In mid-March, Norway’s Sparebank 1 Boligkreditt, the covered bond issuing entity of the Norwegian Sparebank Alliance, sold a US$1.5bn 5.25-year covered bond at mid-swaps plus 105bp. It was followed a couple of days afterwards by Sweden’s Stadshypotek, wholly owned by Svenska Handelsbanken, which sold an €1.5bn five-year at mid-swaps plus 30bp. It was the first Swedish covered bond in euros to hit the market in six months and by any standards a success. The book was €4bn and it priced 5bp inside initial guidance.
The latter was especially a hit with German investors, who took almost a third of the paper. More impressively, it traded in a couple of basis points in secondary to mid-swaps plus 28bp. Scandinavian enthusiasts were keen to point out that this meant that a new Swedish issue was trading through where one of the German Pfandbrief behemoths could expect to issue.

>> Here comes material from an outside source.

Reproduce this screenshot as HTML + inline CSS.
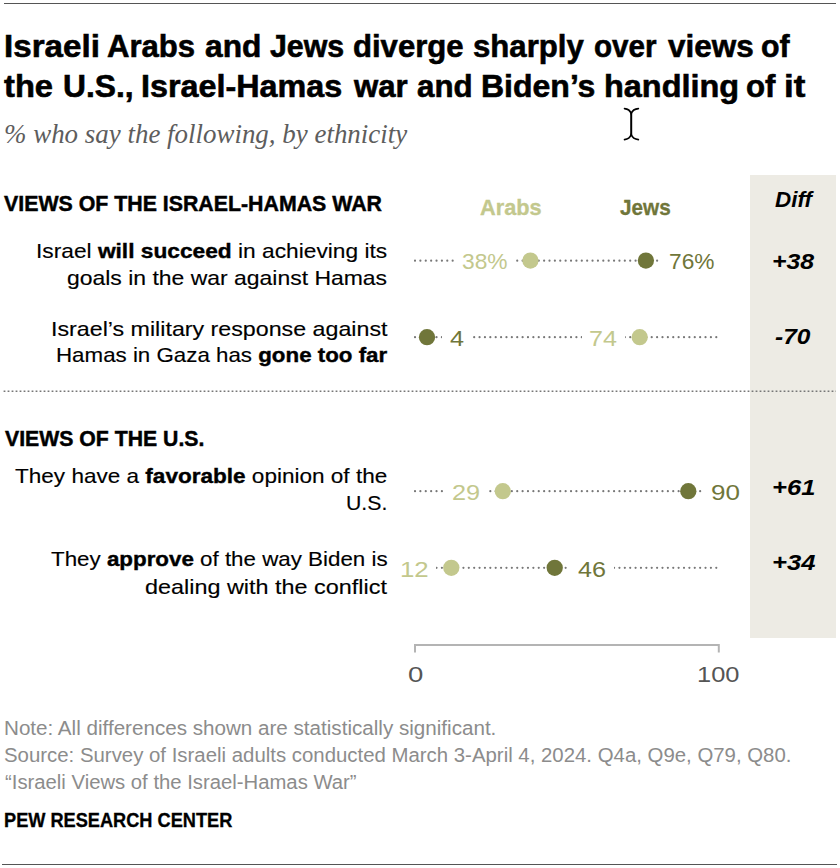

And at the very end of April, Finland’s Nordea Bank sold an €1.5bn seven-year at mid-swaps plus 40bp which followed its five-year €2.25bn at mid-swaps plus 65bp, the largest Nordic covered bond from the region, in January. The issue sold 5bp inside guidance and with no new issue premium.
It is understandable why German investors, indeed all investors, find Scandinavian issuance so attractive. “Investors look at Scandinavia for security not the yield pick-up. You can turn off the lights and go to sleep at night,” said UBS’s Peters.
But other syndicate officials are swift to temper investor enthusiasm pointing out that Scandinavian covered bond issuance particularly in euros has been driven by a favourable basis swap. The five-year euro/SKr basis swap tightened 21.5bp in the first quarter of 2012. It was 62.5bp at the beginning of the year and 41bp at the end of the first quarter. To expect a tidal wave of issuance is unrealistic.
Neither investor demand nor the rationale for covered bonds is going to go away. It is easy to see why, when investors see that WL Bank 22s are Triple A rated and trading 70bp over equivalent Bund spreads. But in reality German investors for covered bonds are going to have to hold their horses and wait – and hope – for a pick-up in the third quarter.